Given task: Repeat, exactly and completely, the material that follows. Omit the pictures.

Data extract:
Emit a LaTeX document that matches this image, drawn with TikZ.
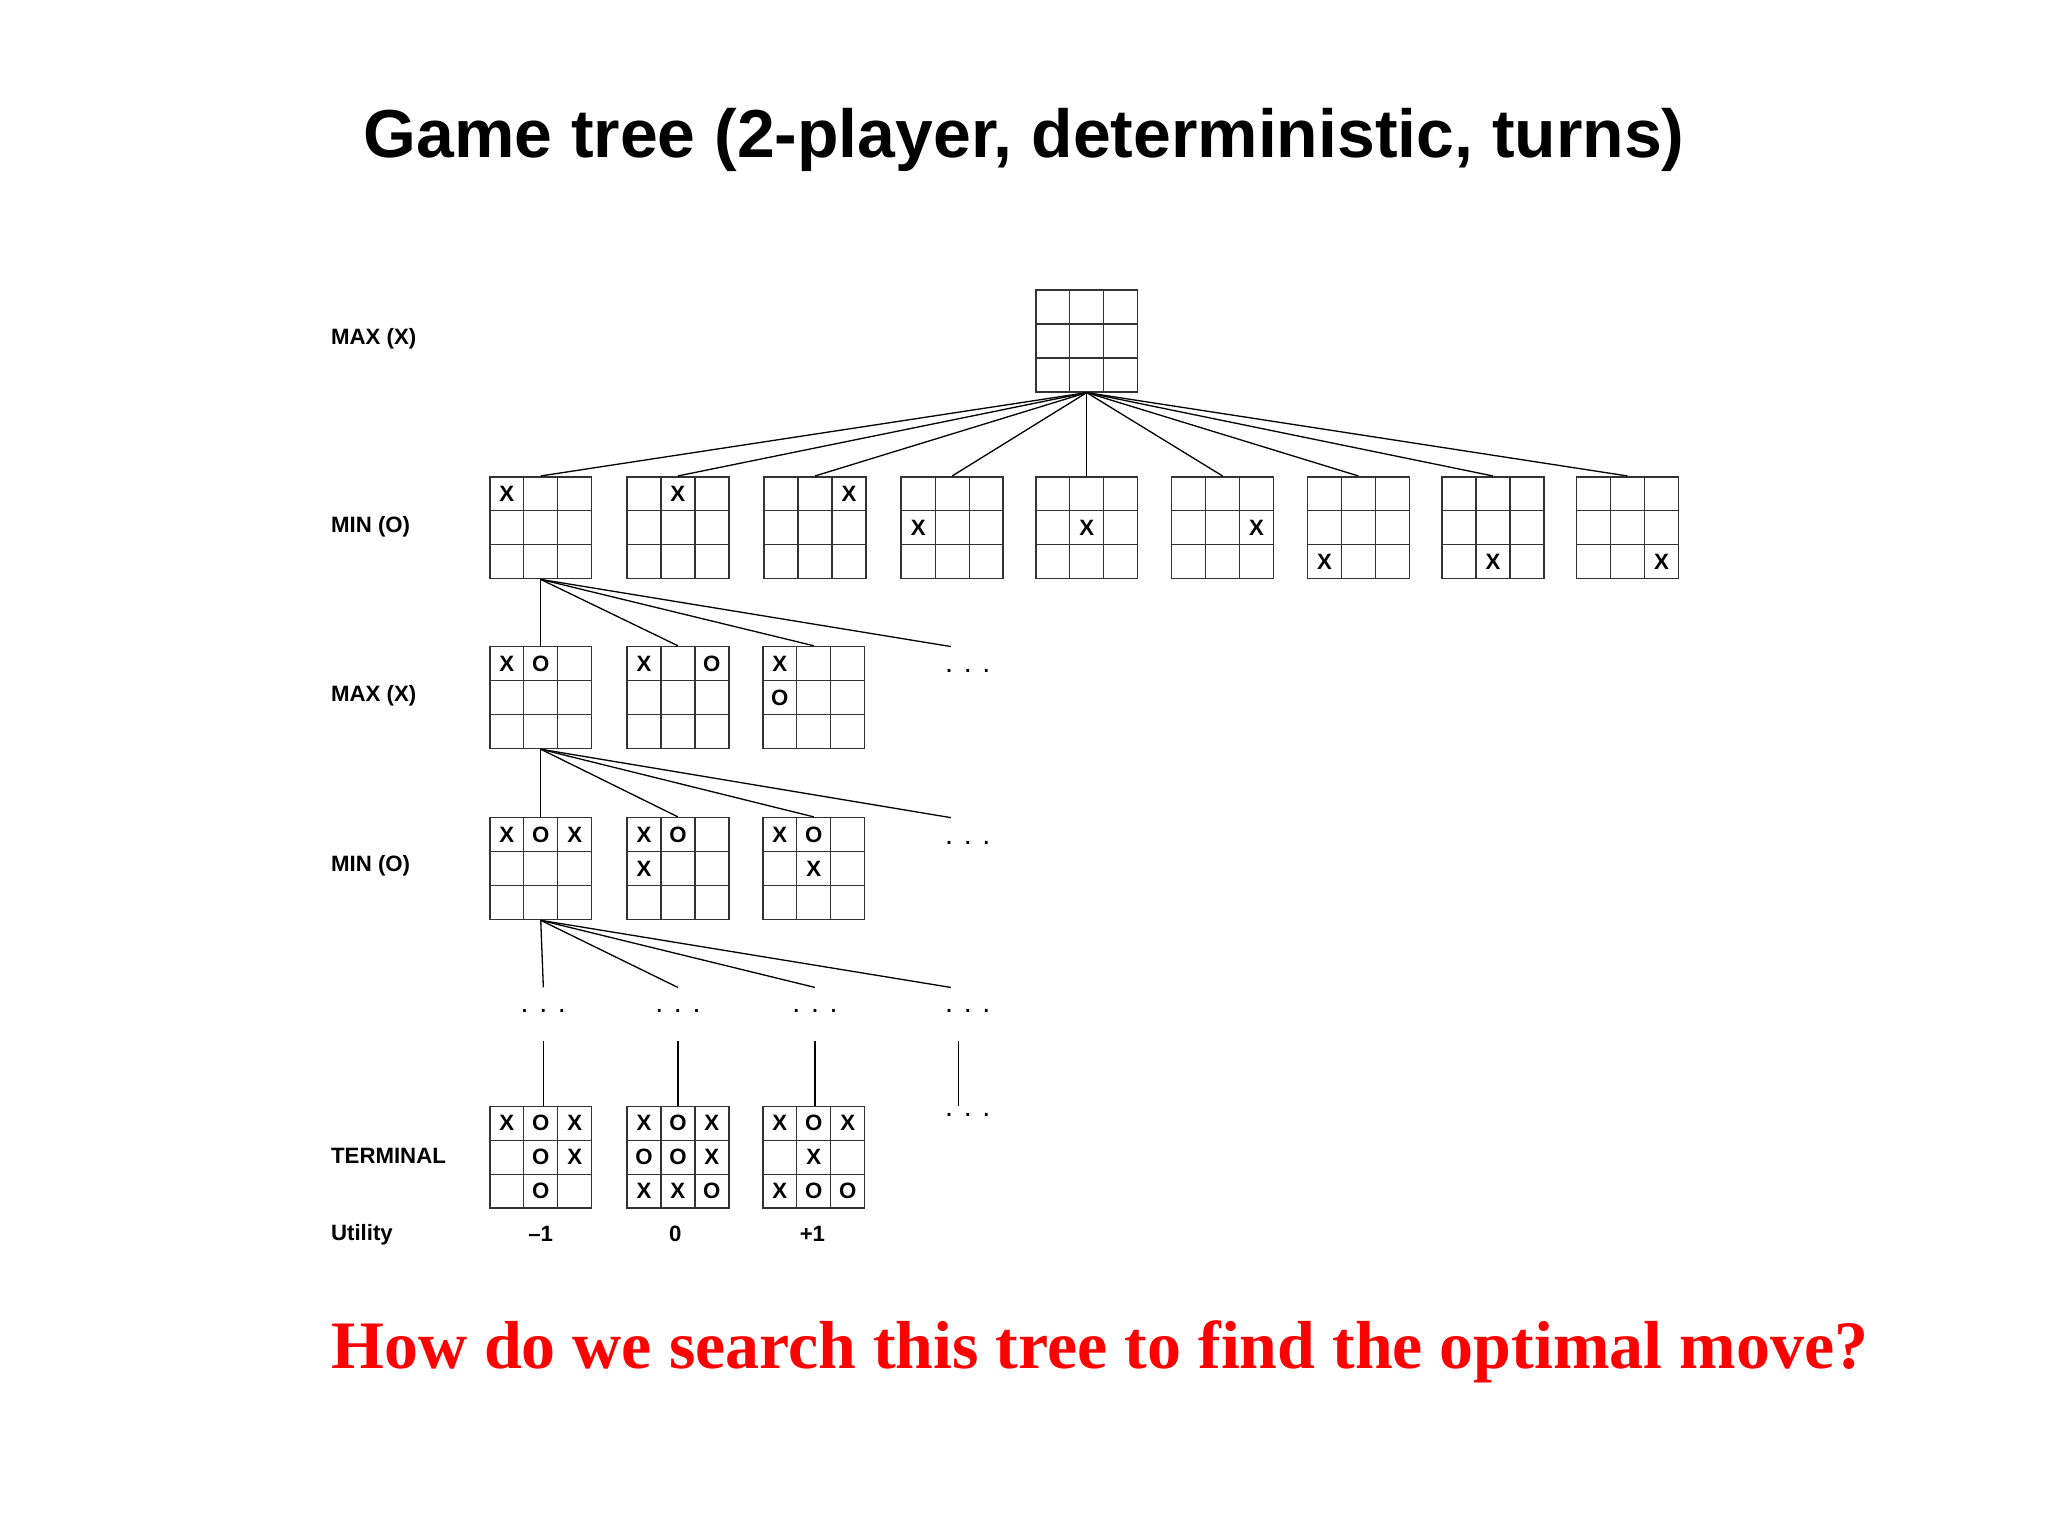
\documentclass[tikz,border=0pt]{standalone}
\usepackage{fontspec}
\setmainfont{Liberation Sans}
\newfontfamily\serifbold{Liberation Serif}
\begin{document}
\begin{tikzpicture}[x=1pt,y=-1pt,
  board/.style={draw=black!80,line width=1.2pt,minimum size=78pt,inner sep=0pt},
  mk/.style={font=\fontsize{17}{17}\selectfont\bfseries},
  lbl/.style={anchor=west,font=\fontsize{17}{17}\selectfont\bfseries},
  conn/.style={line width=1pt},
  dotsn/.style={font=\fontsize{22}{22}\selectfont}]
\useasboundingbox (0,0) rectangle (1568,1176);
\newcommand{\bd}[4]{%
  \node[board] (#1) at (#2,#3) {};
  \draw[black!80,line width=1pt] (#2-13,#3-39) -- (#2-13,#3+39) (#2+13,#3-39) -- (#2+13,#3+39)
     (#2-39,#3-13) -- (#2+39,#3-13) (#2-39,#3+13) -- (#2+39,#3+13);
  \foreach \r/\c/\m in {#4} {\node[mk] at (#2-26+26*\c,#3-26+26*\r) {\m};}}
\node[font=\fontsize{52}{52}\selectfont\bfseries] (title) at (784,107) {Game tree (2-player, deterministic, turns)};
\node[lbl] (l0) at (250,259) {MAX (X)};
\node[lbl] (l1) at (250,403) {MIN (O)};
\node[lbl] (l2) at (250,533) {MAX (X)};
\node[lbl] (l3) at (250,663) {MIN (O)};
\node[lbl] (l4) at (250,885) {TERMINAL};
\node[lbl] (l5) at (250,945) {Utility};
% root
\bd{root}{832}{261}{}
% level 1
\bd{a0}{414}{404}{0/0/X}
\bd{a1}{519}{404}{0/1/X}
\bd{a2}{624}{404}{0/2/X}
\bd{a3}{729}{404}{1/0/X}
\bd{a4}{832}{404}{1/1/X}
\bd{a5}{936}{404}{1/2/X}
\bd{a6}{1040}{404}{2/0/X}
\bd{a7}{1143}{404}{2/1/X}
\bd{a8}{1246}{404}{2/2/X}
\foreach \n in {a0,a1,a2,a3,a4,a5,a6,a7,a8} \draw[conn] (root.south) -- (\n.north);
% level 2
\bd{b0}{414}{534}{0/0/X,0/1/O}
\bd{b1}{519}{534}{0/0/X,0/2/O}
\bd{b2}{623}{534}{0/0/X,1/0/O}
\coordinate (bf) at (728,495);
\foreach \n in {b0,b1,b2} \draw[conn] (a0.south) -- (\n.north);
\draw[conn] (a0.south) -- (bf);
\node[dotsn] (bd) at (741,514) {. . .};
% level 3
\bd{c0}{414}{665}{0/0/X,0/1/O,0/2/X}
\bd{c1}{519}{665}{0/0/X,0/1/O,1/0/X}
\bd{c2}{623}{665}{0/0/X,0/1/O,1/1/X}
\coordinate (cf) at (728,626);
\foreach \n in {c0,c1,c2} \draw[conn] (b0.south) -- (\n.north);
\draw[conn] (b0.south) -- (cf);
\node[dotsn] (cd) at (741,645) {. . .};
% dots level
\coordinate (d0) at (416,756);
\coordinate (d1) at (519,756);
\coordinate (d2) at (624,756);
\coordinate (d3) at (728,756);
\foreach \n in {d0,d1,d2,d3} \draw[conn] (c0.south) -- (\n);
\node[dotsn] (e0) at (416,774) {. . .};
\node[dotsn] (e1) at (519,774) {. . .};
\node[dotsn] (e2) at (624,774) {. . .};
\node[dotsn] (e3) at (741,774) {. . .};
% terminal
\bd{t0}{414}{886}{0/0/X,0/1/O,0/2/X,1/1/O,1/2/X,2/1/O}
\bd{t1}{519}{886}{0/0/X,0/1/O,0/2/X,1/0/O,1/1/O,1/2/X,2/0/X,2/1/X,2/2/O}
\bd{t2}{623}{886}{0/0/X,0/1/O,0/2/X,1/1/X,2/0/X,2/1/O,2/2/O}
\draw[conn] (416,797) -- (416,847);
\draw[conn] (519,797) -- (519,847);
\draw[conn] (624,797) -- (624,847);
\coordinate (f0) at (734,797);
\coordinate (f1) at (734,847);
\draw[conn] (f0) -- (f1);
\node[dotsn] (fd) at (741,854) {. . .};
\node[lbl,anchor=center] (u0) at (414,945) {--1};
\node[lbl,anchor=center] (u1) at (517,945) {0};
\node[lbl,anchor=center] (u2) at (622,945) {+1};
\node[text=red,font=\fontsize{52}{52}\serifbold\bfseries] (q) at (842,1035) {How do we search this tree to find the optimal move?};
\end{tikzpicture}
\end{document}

Task output:
Emit a LaTeX document that matches this image, drawn with TikZ.
\documentclass[tikz,border=0pt]{standalone}
\usepackage{fontspec}
\setmainfont{Liberation Sans}
\newfontfamily\serifbold{Liberation Serif}
\begin{document}
\begin{tikzpicture}[x=1pt,y=-1pt,
  board/.style={draw=black!80,line width=1.2pt,minimum size=78pt,inner sep=0pt},
  mk/.style={font=\fontsize{17}{17}\selectfont\bfseries},
  lbl/.style={anchor=west,font=\fontsize{17}{17}\selectfont\bfseries},
  conn/.style={line width=1pt},
  dotsn/.style={font=\fontsize{22}{22}\selectfont}]
\useasboundingbox (0,0) rectangle (1568,1176);
\newcommand{\bd}[4]{%
  \node[board] (#1) at (#2,#3) {};
  \draw[black!80,line width=1pt] (#2-13,#3-39) -- (#2-13,#3+39) (#2+13,#3-39) -- (#2+13,#3+39)
     (#2-39,#3-13) -- (#2+39,#3-13) (#2-39,#3+13) -- (#2+39,#3+13);
  \foreach \r/\c/\m in {#4} {\node[mk] at (#2-26+26*\c,#3-26+26*\r) {\m};}}
\node[font=\fontsize{52}{52}\selectfont\bfseries] (title) at (784,107) {Game tree (2-player, deterministic, turns)};
\node[lbl] (l0) at (250,259) {MAX (X)};
\node[lbl] (l1) at (250,403) {MIN (O)};
\node[lbl] (l2) at (250,533) {MAX (X)};
\node[lbl] (l3) at (250,663) {MIN (O)};
\node[lbl] (l4) at (250,885) {TERMINAL};
\node[lbl] (l5) at (250,945) {Utility};
% root
\bd{root}{832}{261}{}
% level 1
\bd{a0}{414}{404}{0/0/X}
\bd{a1}{519}{404}{0/1/X}
\bd{a2}{624}{404}{0/2/X}
\bd{a3}{729}{404}{1/0/X}
\bd{a4}{832}{404}{1/1/X}
\bd{a5}{936}{404}{1/2/X}
\bd{a6}{1040}{404}{2/0/X}
\bd{a7}{1143}{404}{2/1/X}
\bd{a8}{1246}{404}{2/2/X}
\foreach \n in {a0,a1,a2,a3,a4,a5,a6,a7,a8} \draw[conn] (root.south) -- (\n.north);
% level 2
\bd{b0}{414}{534}{0/0/X,0/1/O}
\bd{b1}{519}{534}{0/0/X,0/2/O}
\bd{b2}{623}{534}{0/0/X,1/0/O}
\coordinate (bf) at (728,495);
\foreach \n in {b0,b1,b2} \draw[conn] (a0.south) -- (\n.north);
\draw[conn] (a0.south) -- (bf);
\node[dotsn] (bd) at (741,514) {. . .};
% level 3
\bd{c0}{414}{665}{0/0/X,0/1/O,0/2/X}
\bd{c1}{519}{665}{0/0/X,0/1/O,1/0/X}
\bd{c2}{623}{665}{0/0/X,0/1/O,1/1/X}
\coordinate (cf) at (728,626);
\foreach \n in {c0,c1,c2} \draw[conn] (b0.south) -- (\n.north);
\draw[conn] (b0.south) -- (cf);
\node[dotsn] (cd) at (741,645) {. . .};
% dots level
\coordinate (d0) at (416,756);
\coordinate (d1) at (519,756);
\coordinate (d2) at (624,756);
\coordinate (d3) at (728,756);
\foreach \n in {d0,d1,d2,d3} \draw[conn] (c0.south) -- (\n);
\node[dotsn] (e0) at (416,774) {. . .};
\node[dotsn] (e1) at (519,774) {. . .};
\node[dotsn] (e2) at (624,774) {. . .};
\node[dotsn] (e3) at (741,774) {. . .};
% terminal
\bd{t0}{414}{886}{0/0/X,0/1/O,0/2/X,1/1/O,1/2/X,2/1/O}
\bd{t1}{519}{886}{0/0/X,0/1/O,0/2/X,1/0/O,1/1/O,1/2/X,2/0/X,2/1/X,2/2/O}
\bd{t2}{623}{886}{0/0/X,0/1/O,0/2/X,1/1/X,2/0/X,2/1/O,2/2/O}
\draw[conn] (416,797) -- (416,847);
\draw[conn] (519,797) -- (519,847);
\draw[conn] (624,797) -- (624,847);
\coordinate (f0) at (734,797);
\coordinate (f1) at (734,847);
\draw[conn] (f0) -- (f1);
\node[dotsn] (fd) at (741,854) {. . .};
\node[lbl,anchor=center] (u0) at (414,945) {--1};
\node[lbl,anchor=center] (u1) at (517,945) {0};
\node[lbl,anchor=center] (u2) at (622,945) {+1};
\node[text=red,font=\fontsize{52}{52}\serifbold\bfseries] (q) at (842,1035) {How do we search this tree to find the optimal move?};
\end{tikzpicture}
\end{document}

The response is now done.